Wednesday, August 6, 2014

Factual Accuracy in Fiction: does it matter?

Monhegan Island, Maine at night from a fact gathering trip for my work-in-progress

An author needs to create a world that is believable. When I spot factual errors in a book, even if it's fiction, the reality is broken for me. I don't expect perfection, but authors writing outside their personal experiences need to be more careful with the facts. Part of the reason I rarely review Maine novels if they aren't written by locals is that most people from away lack a basic understanding of my home state. If you use summer as a verb, I'm not the right reviewer for your book.

A day out lobstering in Harpswell to research my novel

I once read a "Maine" novel in which the lobstermen were loading their traps onto pickup trucks at the end of a summer day. In the real world, lobster traps are hauled up, the catch removed and then rebaited, but the traps usually remain in the ocean until the end of the season. The same book described a family as being so poor that they couldn't afford to repair their air conditioner. Most Maine residents live without air conditioning. It rarely gets too hot, and we have other priorities like heating our homes through the long winter. Yet another error: using a cell phone to navigate a boat. Once you're offshore, there isn't much reception. More importantly, you need a depth and tide chart to avoid the rocky shoals. Using a phone to navigate the coastal seas is not just inaccurate, it's dangerous misinformation. I didn't review that otherwise well-written book.

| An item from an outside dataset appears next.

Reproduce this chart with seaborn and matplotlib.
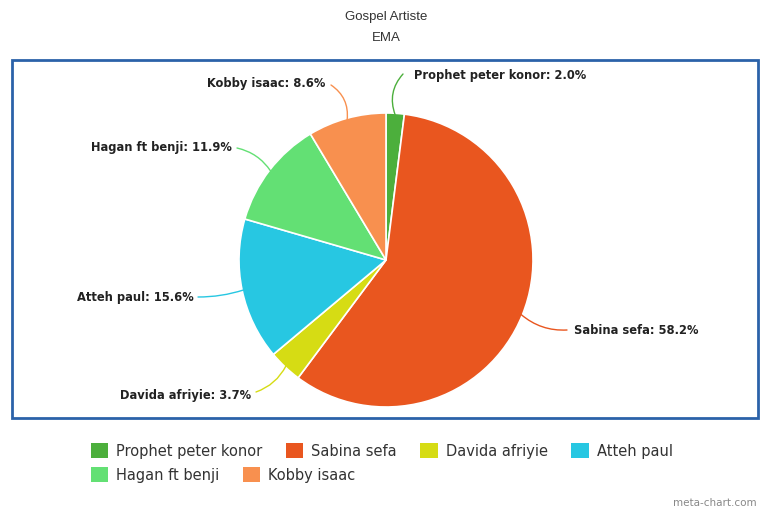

Rocky shoals off Monhegan Island

A related problem is not fact-checking. An author may do extensive research but can still get a few facts reversed or jumbled. Here's an example: a protagonist adjusts "aperture speed." In photography you can either change the shutter speed (how long the lens is open) or adjust the aperture (the size of the lens opening). There were other errors in a darkroom scene (eg film being processed in a red lit darkroom instead of in absolute darkness). Most readers wouldn't notice the slip, but I'm a photographer who cut her teeth in a darkroom before switching to digital. It was otherwise a really good book which captured the creativity of the arts. I may review it later.

The flipside of the factual coin is info dumping. Some books, especially historical fiction, are factually accurate to the point where the novel reads like a sixth grade Social Studies textbook. For example: I use my bone-handled knife to skin the seal in the manner that my grandmother once taught me. Nope. The native narrator wouldn't be consciously thinking about something she does everyday. If explanation is necessary for context, have an outsider ask questions. An author needs to be well informed to write believably, but that doesn't mean that the reader needs to be taught everything the author knows. Info dumping breaks the flow of a story and makes me quit reading. Keep your research file separate or consider switching to nonfiction.

Monhegan Harbor in fog

Finding factual errors in published books motivated me to be more careful with my own work-in-progress. Last month I interviewed a police officer for a drunk-driving arrest scene. After I wrote the scene, the officer fact-checked the pages and flagged a handful of errors, which I will correct. For drama, I might allow some flexibility with normal police procedure, but this will be a conscious choice, not a careless accident. My goal is to minimize factual errors to foster reality. (Thank you, Officer Dan Sylvain!)

Monhegan Harbor later the same day

The bottom line: write what you know or ask someone who knows to fact-check.